All the data below goes into the copy word for word, but the pictures don't.
Start of Available data
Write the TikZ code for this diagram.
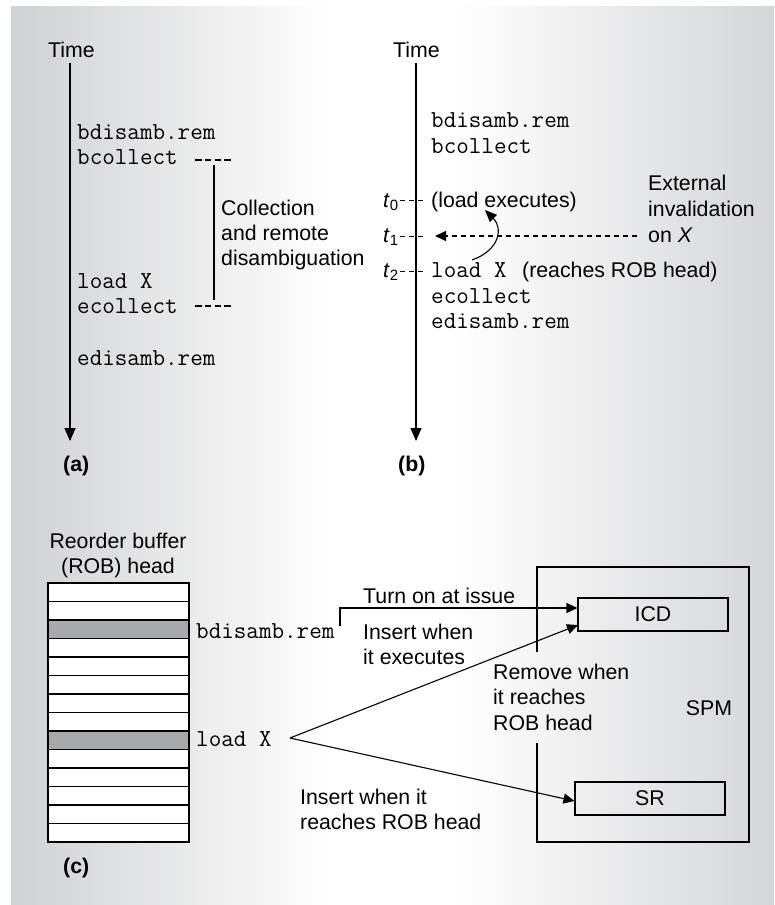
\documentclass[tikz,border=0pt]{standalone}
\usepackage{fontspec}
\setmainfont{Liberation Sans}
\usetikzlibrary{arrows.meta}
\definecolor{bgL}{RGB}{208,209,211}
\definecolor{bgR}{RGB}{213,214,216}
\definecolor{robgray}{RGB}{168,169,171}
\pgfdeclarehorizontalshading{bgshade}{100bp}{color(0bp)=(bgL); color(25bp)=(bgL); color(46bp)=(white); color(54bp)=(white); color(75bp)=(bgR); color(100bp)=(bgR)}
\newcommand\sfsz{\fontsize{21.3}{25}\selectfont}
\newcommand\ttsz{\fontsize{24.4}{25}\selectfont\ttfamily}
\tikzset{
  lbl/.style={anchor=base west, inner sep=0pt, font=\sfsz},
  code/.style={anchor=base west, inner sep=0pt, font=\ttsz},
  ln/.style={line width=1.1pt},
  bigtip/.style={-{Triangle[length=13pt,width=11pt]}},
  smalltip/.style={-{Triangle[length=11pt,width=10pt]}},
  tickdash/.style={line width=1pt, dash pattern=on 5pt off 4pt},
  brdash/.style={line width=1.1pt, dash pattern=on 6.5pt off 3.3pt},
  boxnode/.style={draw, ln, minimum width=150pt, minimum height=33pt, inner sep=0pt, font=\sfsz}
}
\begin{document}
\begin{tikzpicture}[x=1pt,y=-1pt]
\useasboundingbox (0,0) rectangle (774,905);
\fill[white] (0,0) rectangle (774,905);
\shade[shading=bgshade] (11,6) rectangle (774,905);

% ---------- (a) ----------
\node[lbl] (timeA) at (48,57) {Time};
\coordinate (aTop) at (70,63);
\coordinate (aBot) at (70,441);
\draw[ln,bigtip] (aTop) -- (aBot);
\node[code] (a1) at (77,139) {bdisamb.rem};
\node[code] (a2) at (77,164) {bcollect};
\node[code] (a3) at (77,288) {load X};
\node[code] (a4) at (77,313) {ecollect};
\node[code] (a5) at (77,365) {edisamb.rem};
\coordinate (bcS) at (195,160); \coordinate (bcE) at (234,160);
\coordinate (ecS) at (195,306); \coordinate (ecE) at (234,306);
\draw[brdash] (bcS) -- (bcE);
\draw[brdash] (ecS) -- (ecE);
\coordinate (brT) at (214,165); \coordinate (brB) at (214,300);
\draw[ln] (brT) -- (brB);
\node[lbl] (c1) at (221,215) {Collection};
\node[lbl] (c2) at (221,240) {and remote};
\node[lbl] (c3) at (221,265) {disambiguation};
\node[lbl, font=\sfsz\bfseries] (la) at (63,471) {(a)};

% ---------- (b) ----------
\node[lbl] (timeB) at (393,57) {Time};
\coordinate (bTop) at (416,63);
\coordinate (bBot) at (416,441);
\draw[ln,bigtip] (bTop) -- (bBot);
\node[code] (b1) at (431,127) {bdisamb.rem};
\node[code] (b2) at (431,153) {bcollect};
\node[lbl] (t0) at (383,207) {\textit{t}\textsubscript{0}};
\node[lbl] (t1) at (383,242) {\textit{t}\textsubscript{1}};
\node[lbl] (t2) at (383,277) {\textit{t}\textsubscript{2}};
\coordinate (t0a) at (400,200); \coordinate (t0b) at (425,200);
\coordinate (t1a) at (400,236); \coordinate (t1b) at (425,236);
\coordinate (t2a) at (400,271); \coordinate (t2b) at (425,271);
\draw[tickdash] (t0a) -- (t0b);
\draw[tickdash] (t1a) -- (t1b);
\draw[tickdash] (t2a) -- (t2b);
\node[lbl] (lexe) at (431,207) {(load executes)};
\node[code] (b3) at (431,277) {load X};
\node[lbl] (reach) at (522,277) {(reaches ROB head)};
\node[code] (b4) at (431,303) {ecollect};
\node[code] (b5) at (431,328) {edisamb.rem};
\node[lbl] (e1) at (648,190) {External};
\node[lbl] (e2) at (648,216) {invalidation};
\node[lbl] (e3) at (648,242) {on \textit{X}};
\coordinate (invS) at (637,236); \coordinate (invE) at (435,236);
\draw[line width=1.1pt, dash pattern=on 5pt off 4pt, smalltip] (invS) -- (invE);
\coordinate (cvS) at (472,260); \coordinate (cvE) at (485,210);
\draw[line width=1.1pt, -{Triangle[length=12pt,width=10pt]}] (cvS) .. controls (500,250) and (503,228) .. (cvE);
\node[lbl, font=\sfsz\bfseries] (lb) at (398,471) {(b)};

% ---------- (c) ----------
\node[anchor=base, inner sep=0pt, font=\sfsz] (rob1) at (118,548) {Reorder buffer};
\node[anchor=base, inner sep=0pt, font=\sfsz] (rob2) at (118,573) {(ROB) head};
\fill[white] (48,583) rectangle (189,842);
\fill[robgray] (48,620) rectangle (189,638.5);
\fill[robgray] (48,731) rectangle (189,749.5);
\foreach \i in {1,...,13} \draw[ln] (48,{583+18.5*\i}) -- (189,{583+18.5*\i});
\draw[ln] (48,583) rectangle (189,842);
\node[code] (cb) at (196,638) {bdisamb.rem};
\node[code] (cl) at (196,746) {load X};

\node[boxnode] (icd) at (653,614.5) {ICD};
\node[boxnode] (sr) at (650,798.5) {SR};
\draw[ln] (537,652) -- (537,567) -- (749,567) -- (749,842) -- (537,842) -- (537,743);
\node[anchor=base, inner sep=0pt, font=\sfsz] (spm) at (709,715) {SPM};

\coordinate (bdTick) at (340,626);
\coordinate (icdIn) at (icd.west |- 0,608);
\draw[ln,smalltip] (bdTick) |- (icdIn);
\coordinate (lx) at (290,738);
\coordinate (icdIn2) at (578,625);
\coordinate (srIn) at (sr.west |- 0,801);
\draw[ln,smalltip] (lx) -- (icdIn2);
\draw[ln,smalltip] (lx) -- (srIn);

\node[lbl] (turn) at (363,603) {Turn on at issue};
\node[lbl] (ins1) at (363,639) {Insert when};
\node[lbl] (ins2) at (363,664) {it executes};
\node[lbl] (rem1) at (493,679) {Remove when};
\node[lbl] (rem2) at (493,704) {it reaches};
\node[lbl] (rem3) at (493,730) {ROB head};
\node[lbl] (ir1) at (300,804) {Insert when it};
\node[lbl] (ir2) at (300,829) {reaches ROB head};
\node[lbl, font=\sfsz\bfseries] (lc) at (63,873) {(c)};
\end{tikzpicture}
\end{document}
End of Available data
- [Response]:
Write the TikZ code for this diagram.
\documentclass[tikz,border=0pt]{standalone}
\usepackage{fontspec}
\setmainfont{Liberation Sans}
\usetikzlibrary{arrows.meta}
\definecolor{bgL}{RGB}{208,209,211}
\definecolor{bgR}{RGB}{213,214,216}
\definecolor{robgray}{RGB}{168,169,171}
\pgfdeclarehorizontalshading{bgshade}{100bp}{color(0bp)=(bgL); color(25bp)=(bgL); color(46bp)=(white); color(54bp)=(white); color(75bp)=(bgR); color(100bp)=(bgR)}
\newcommand\sfsz{\fontsize{21.3}{25}\selectfont}
\newcommand\ttsz{\fontsize{24.4}{25}\selectfont\ttfamily}
\tikzset{
  lbl/.style={anchor=base west, inner sep=0pt, font=\sfsz},
  code/.style={anchor=base west, inner sep=0pt, font=\ttsz},
  ln/.style={line width=1.1pt},
  bigtip/.style={-{Triangle[length=13pt,width=11pt]}},
  smalltip/.style={-{Triangle[length=11pt,width=10pt]}},
  tickdash/.style={line width=1pt, dash pattern=on 5pt off 4pt},
  brdash/.style={line width=1.1pt, dash pattern=on 6.5pt off 3.3pt},
  boxnode/.style={draw, ln, minimum width=150pt, minimum height=33pt, inner sep=0pt, font=\sfsz}
}
\begin{document}
\begin{tikzpicture}[x=1pt,y=-1pt]
\useasboundingbox (0,0) rectangle (774,905);
\fill[white] (0,0) rectangle (774,905);
\shade[shading=bgshade] (11,6) rectangle (774,905);

% ---------- (a) ----------
\node[lbl] (timeA) at (48,57) {Time};
\coordinate (aTop) at (70,63);
\coordinate (aBot) at (70,441);
\draw[ln,bigtip] (aTop) -- (aBot);
\node[code] (a1) at (77,139) {bdisamb.rem};
\node[code] (a2) at (77,164) {bcollect};
\node[code] (a3) at (77,288) {load X};
\node[code] (a4) at (77,313) {ecollect};
\node[code] (a5) at (77,365) {edisamb.rem};
\coordinate (bcS) at (195,160); \coordinate (bcE) at (234,160);
\coordinate (ecS) at (195,306); \coordinate (ecE) at (234,306);
\draw[brdash] (bcS) -- (bcE);
\draw[brdash] (ecS) -- (ecE);
\coordinate (brT) at (214,165); \coordinate (brB) at (214,300);
\draw[ln] (brT) -- (brB);
\node[lbl] (c1) at (221,215) {Collection};
\node[lbl] (c2) at (221,240) {and remote};
\node[lbl] (c3) at (221,265) {disambiguation};
\node[lbl, font=\sfsz\bfseries] (la) at (63,471) {(a)};

% ---------- (b) ----------
\node[lbl] (timeB) at (393,57) {Time};
\coordinate (bTop) at (416,63);
\coordinate (bBot) at (416,441);
\draw[ln,bigtip] (bTop) -- (bBot);
\node[code] (b1) at (431,127) {bdisamb.rem};
\node[code] (b2) at (431,153) {bcollect};
\node[lbl] (t0) at (383,207) {\textit{t}\textsubscript{0}};
\node[lbl] (t1) at (383,242) {\textit{t}\textsubscript{1}};
\node[lbl] (t2) at (383,277) {\textit{t}\textsubscript{2}};
\coordinate (t0a) at (400,200); \coordinate (t0b) at (425,200);
\coordinate (t1a) at (400,236); \coordinate (t1b) at (425,236);
\coordinate (t2a) at (400,271); \coordinate (t2b) at (425,271);
\draw[tickdash] (t0a) -- (t0b);
\draw[tickdash] (t1a) -- (t1b);
\draw[tickdash] (t2a) -- (t2b);
\node[lbl] (lexe) at (431,207) {(load executes)};
\node[code] (b3) at (431,277) {load X};
\node[lbl] (reach) at (522,277) {(reaches ROB head)};
\node[code] (b4) at (431,303) {ecollect};
\node[code] (b5) at (431,328) {edisamb.rem};
\node[lbl] (e1) at (648,190) {External};
\node[lbl] (e2) at (648,216) {invalidation};
\node[lbl] (e3) at (648,242) {on \textit{X}};
\coordinate (invS) at (637,236); \coordinate (invE) at (435,236);
\draw[line width=1.1pt, dash pattern=on 5pt off 4pt, smalltip] (invS) -- (invE);
\coordinate (cvS) at (472,260); \coordinate (cvE) at (485,210);
\draw[line width=1.1pt, -{Triangle[length=12pt,width=10pt]}] (cvS) .. controls (500,250) and (503,228) .. (cvE);
\node[lbl, font=\sfsz\bfseries] (lb) at (398,471) {(b)};

% ---------- (c) ----------
\node[anchor=base, inner sep=0pt, font=\sfsz] (rob1) at (118,548) {Reorder buffer};
\node[anchor=base, inner sep=0pt, font=\sfsz] (rob2) at (118,573) {(ROB) head};
\fill[white] (48,583) rectangle (189,842);
\fill[robgray] (48,620) rectangle (189,638.5);
\fill[robgray] (48,731) rectangle (189,749.5);
\foreach \i in {1,...,13} \draw[ln] (48,{583+18.5*\i}) -- (189,{583+18.5*\i});
\draw[ln] (48,583) rectangle (189,842);
\node[code] (cb) at (196,638) {bdisamb.rem};
\node[code] (cl) at (196,746) {load X};

\node[boxnode] (icd) at (653,614.5) {ICD};
\node[boxnode] (sr) at (650,798.5) {SR};
\draw[ln] (537,652) -- (537,567) -- (749,567) -- (749,842) -- (537,842) -- (537,743);
\node[anchor=base, inner sep=0pt, font=\sfsz] (spm) at (709,715) {SPM};

\coordinate (bdTick) at (340,626);
\coordinate (icdIn) at (icd.west |- 0,608);
\draw[ln,smalltip] (bdTick) |- (icdIn);
\coordinate (lx) at (290,738);
\coordinate (icdIn2) at (578,625);
\coordinate (srIn) at (sr.west |- 0,801);
\draw[ln,smalltip] (lx) -- (icdIn2);
\draw[ln,smalltip] (lx) -- (srIn);

\node[lbl] (turn) at (363,603) {Turn on at issue};
\node[lbl] (ins1) at (363,639) {Insert when};
\node[lbl] (ins2) at (363,664) {it executes};
\node[lbl] (rem1) at (493,679) {Remove when};
\node[lbl] (rem2) at (493,704) {it reaches};
\node[lbl] (rem3) at (493,730) {ROB head};
\node[lbl] (ir1) at (300,804) {Insert when it};
\node[lbl] (ir2) at (300,829) {reaches ROB head};
\node[lbl, font=\sfsz\bfseries] (lc) at (63,873) {(c)};
\end{tikzpicture}
\end{document}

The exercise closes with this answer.